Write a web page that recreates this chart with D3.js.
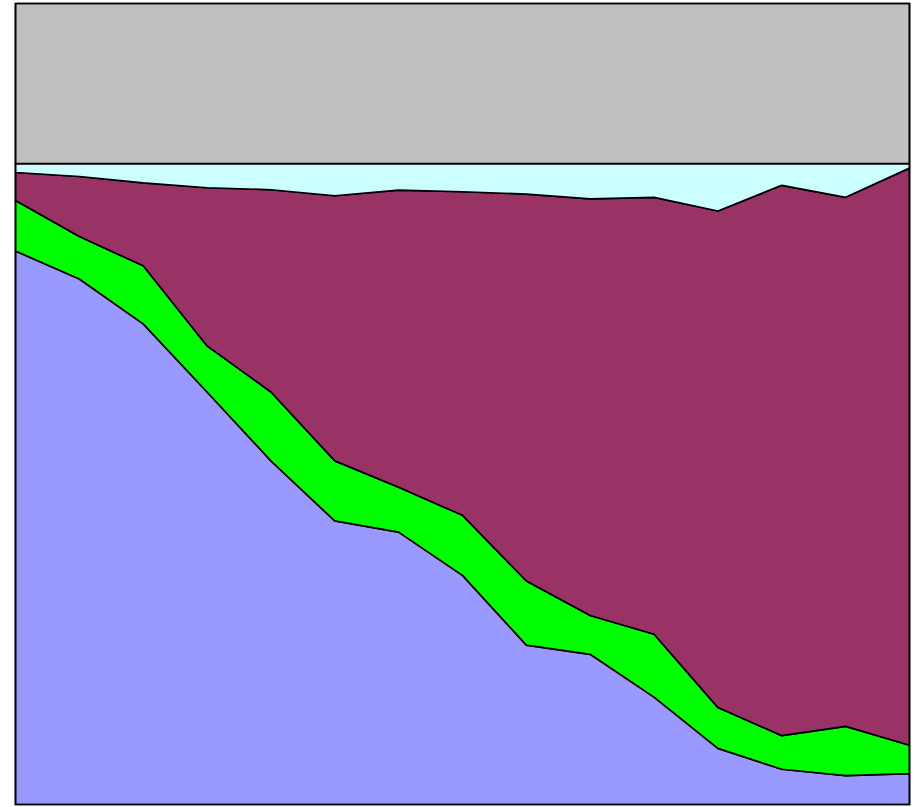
<!DOCTYPE html>
<html>
<head>
<meta charset="utf-8">
<script src="https://cdn.jsdelivr.net/npm/d3@7"></script>
<style>
  html, body { margin: 0; padding: 0; background: #fff; }
</style>
</head>
<body>
<div id="chart"></div>
<script>
const categories = [1, 2, 3, 4, 5, 6, 7, 8, 9, 10, 11, 12, 13, 14, 15];

// share of each series per category (percent, stacked to 100)
const seriesBlue   = [69.1, 65.6, 60.0, 51.5, 42.9, 35.4, 34.0, 28.6, 19.9, 18.75, 13.4, 7.0, 4.4, 3.6, 3.85];
const seriesGreen  = [6.3, 5.3, 7.25, 5.75, 8.6, 7.5, 5.6, 7.5, 8.0, 4.85, 7.85, 5.1, 4.2, 6.15, 3.55];
const seriesPurple = [3.5, 7.5, 10.35, 19.75, 25.25, 33.1, 37.1, 40.4, 48.3, 52.0, 54.55, 62.0, 68.7, 66.05, 72.05];
const seriesCyan   = [1.1, 1.6, 2.4, 3.0, 3.25, 4.0, 3.3, 3.5, 3.8, 4.4, 4.2, 5.9, 2.7, 4.2, 0.55];
const seriesGray   = [20, 20, 20, 20, 20, 20, 20, 20, 20, 20, 20, 20, 20, 20, 20];

const seriesNames = ["blue", "green", "purple", "cyan", "gray"];
const seriesColors = ["#9999FF", "#00FF00", "#993366", "#CCFFFF", "#C0C0C0"];

const W = 918, H = 807;
const margin = {top: 3.5, right: 8.5, bottom: 2.5, left: 15.5};
const width = W - margin.left - margin.right,
      height = H - margin.top - margin.bottom;

const rows = categories.map((c, i) => ({
  cat: c,
  blue: seriesBlue[i],
  green: seriesGreen[i],
  purple: seriesPurple[i],
  cyan: seriesCyan[i],
  gray: seriesGray[i]
}));

const stacked = d3.stack().keys(seriesNames)(rows);

const svg = d3.select("#chart")
  .append("svg")
  .attr("width", W)
  .attr("height", H)
  .append("g")
  .attr("transform", `translate(${margin.left},${margin.top})`);

const x = d3.scalePoint()
  .domain(categories)
  .range([0, width]);

const y = d3.scaleLinear()
  .domain([0, 100])
  .range([height, 0]);

const area = d3.area()
  .x(d => x(d.data.cat))
  .y0(d => y(d[0]))
  .y1(d => y(d[1]));

svg.selectAll(".layer")
  .data(stacked)
  .enter()
  .append("path")
  .attr("class", "layer")
  .attr("d", area)
  .attr("fill", (d, i) => seriesColors[i])
  .attr("stroke", "#000")
  .attr("stroke-width", 1.7)
  .attr("stroke-linejoin", "round");

// plot frame
svg.append("rect")
  .attr("x", 0)
  .attr("y", 0)
  .attr("width", width)
  .attr("height", height)
  .attr("fill", "none")
  .attr("stroke", "#000")
  .attr("stroke-width", 1.5);
</script>
</body>
</html>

────

_Required task_: Give again, word for word, every line from the top of the data above to the line holding "20, 20, 20];", inclusive, with the pictures left out.

_Task response_:
Write a web page that recreates this chart with D3.js.
<!DOCTYPE html>
<html>
<head>
<meta charset="utf-8">
<script src="https://cdn.jsdelivr.net/npm/d3@7"></script>
<style>
  html, body { margin: 0; padding: 0; background: #fff; }
</style>
</head>
<body>
<div id="chart"></div>
<script>
const categories = [1, 2, 3, 4, 5, 6, 7, 8, 9, 10, 11, 12, 13, 14, 15];

// share of each series per category (percent, stacked to 100)
const seriesBlue   = [69.1, 65.6, 60.0, 51.5, 42.9, 35.4, 34.0, 28.6, 19.9, 18.75, 13.4, 7.0, 4.4, 3.6, 3.85];
const seriesGreen  = [6.3, 5.3, 7.25, 5.75, 8.6, 7.5, 5.6, 7.5, 8.0, 4.85, 7.85, 5.1, 4.2, 6.15, 3.55];
const seriesPurple = [3.5, 7.5, 10.35, 19.75, 25.25, 33.1, 37.1, 40.4, 48.3, 52.0, 54.55, 62.0, 68.7, 66.05, 72.05];
const seriesCyan   = [1.1, 1.6, 2.4, 3.0, 3.25, 4.0, 3.3, 3.5, 3.8, 4.4, 4.2, 5.9, 2.7, 4.2, 0.55];
const seriesGray   = [20, 20, 20, 20, 20, 20, 20, 20, 20, 20, 20, 20, 20, 20, 20];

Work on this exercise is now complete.